Damit lässt sich zwar einigermaßen sichergehen, dass eben nur die in einem gerichtlichen Durchsuchungsbefehl gelisteten Datenarten an die ausländische Polizeibehörde geliefert werden. Wie den Grafiken zu entnehmen ist eine nationale „Law Enforcement Monitoring Facility“ stets vorgeschaltet, die Anfragen von anderen Strafverfolgern entgegennimmt und die aus dem Telekomnetz gesammelten Daten und Inhalte weiterleitet. Diese Lösung aber schafft automatisch ein neues Problem.
ETSI
Was passiert, wenn zum Beispiel französische oder gar ungarische Strafverfolger mit einem EU-weit standardisierten „E-Warrant“, einem elektronischen Durchsuchungsbefehl bei den österreichischen Behörden anklopfen? Wird hierzulande eine Bewilligung durch einen Richter oder einen Staatsanwalt fällig, oder geht der Vorgang an der österreichischen Justiz überhaupt vorbei? Und was passiert mit den Datensätzen oder -strömen die dann über ein Monitoring Center der österreichischen Polizei nach Frankreich oder Ungarn gehen?
Zugriffsrechte ungeklärt
Darf das alles hierzulande routinemäßig mitgeschnitten werden, auch wenn kein Durchsuchungsbefehl eines österreichischen Gerichts vorliegt? Und was passiert, wenn andere, verdeckte Bewohner der ETSI-Schnittstellen Zugriffsrechte auf den Überwachungstransitverkehr anmelden?. Die grundsätzliche Problematik des Konstrukts zeigt sich deutlich, wenn man etwa das österreichische Bundesamt für Verfassungsschutz und Terrorbekämpfung durch – sagen wir – den polnischen Inlandsgeheimdienst ersetzt.
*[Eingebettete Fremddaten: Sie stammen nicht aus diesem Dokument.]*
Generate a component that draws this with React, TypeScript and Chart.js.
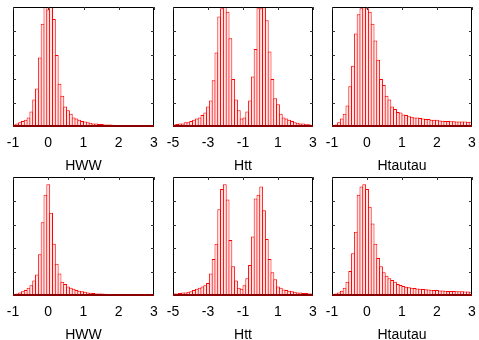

Nicht technische, sondern politisch-administrative Implikationen sind der Grund, warum es bei diesem internationalen Datenaustausch noch nicht weiter ist, obwohl man im ETSI bereits im Sommer 2016 begonnen hat. Offenbar ist man sich zwar über die generelle Vorgangsweise weitgehend einig, aber nicht über die Zugriffsrechte. Wie die jüngere Vergangenheit gezeigt hat, kann sich eine solche Situation – zum Beispiel nach jedem Anschlag und der folgenden aufgeregten Sicherheits-Diskussion – sehr schnell ändern.